Hughes denies any wrongdoing

Ethics hearing sheds some light on timing of complaint

By Josh Loftin
Deseret News
Published: October 14, 2008

Hearings Monday on Capitol Hill shed more light on the timing of ethics complaints and the behind-the-scenes efforts by Republican leaders to quash those complaints.

At the same time, the testimony to the House Ethics Committee did little to add heft to the complaints against Rep. Greg Hughes, R-Draper. He is accused of offering up to $50,000 in campaign contributions to former Rep. Susan Lawrence in spring of 2006 if she would either vote for, or simply be absent for, any legislative vote on school vouchers.

The committee wrapped up the testimony on the first charge, that he offered campaign money to Lawrence for her vote — there are six charges total — late Monday afternoon. No decision on that charge was announced, although committee members did have lengthy discussions among themselves after Hughes, the final witness, testified.

In his testimony, Hughes said that he never offered "any amount of money" to Lawrence. Instead, the conversation in which she alleged that he made the offer was one of many he had with her about how to finance a very difficult campaign.

"She came to me to ask for help in finding support for her campaign.
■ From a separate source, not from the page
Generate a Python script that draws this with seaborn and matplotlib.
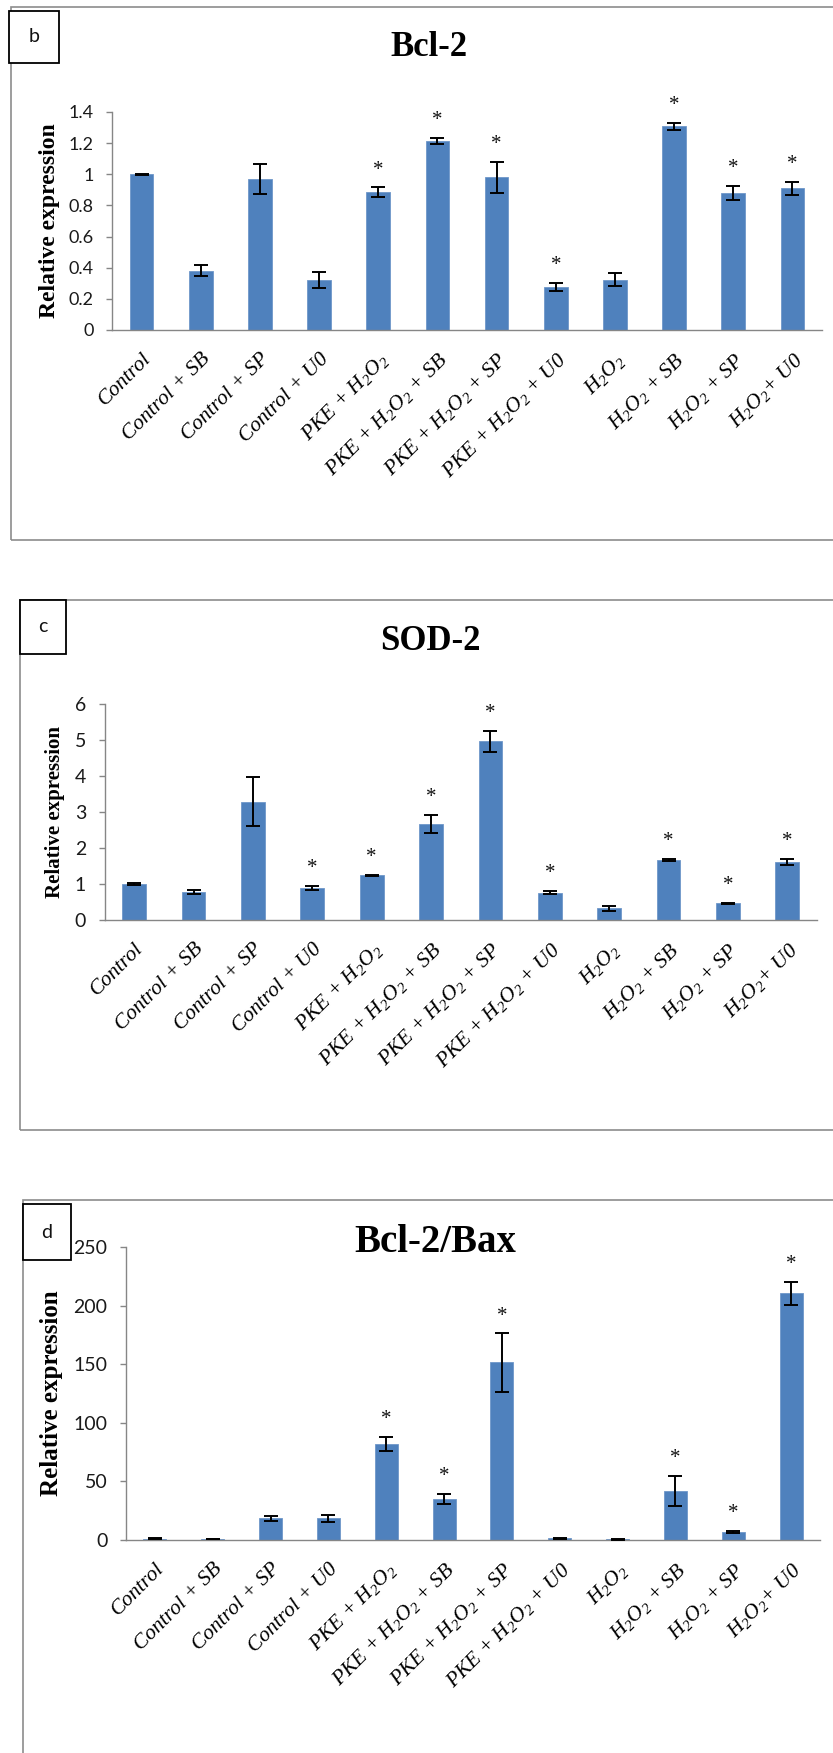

We had several conversations about how we could find support for her campaign," he said in the released testimony, which was a scripted opening statement. "The conversation in question was merely one of those conversations."

Hughes said he told Lawrence that Parents for Choice in Education, a pro-voucher group, asked him to "reach out" to Lawrence, and that the group was offering to help candidates with campaign donations if they supported vouchers. But he made it clear he did not ask her to change her vote, only that reconsidering her position might net her campaign support from the group.

The decision by his accusers to bring this forward less than a month before the election was also attacked, again, by Hughes.

However, the testimony of Rep. Sheryl Allen, R-Bountiful, who did not sign the complaint but was the primary person talking to Lawrence about filing it, seems to hint at a motivation for serious ethics reform, not to oust Hughes. She testified Monday morning and released her opening statement to the press afterward.

She said she first heard of the Hughes offer — she characterized it as a bribe from the outset — from Lawrence in late 2006, and at that time decided that major changes needed to happen with the state ethics laws. And finding serious ethical violations would probably be the best way to get them changed.

"My objective, ever since Susan Lawrence first described her experience with Rep. Hughes to me, has been to find support among other legislators for investigating some serious allegations of wrongdoing and support for genuine ethics reform," she said.

Allen's testimony, as well as e-mails she sent to Lawrence that she gave to the committee, also detailed the attempts made by House Speaker Greg Curtis, R-Sandy, and Rep. Kevin Garn, R-Layton, to convince her not to bring the complaints forward. She had already signed an ethics complaint against Rep. Mark Walker, R-Sandy, who was alleged to have offered a significant raise to his opponent in the state treasurer's primary, current deputy state treasurer Richard Ellis, if Ellis would drop out.

In mid-July, during a meeting and in follow-up letters, Garn and Curtis offered some concessions, including ethics reforms, if she would not pursue any more ethics complaints.

Allen, however, turned them down, and informed them she knew of a serious complaint that could be potentially brought against Hughes. That complaint was brought forward a few weeks later, when Lawrence formally submitted her letter.

That letter did not contain the word bribery, but Lawrence had used the word in e-mails to Allen and in a draft of the letter.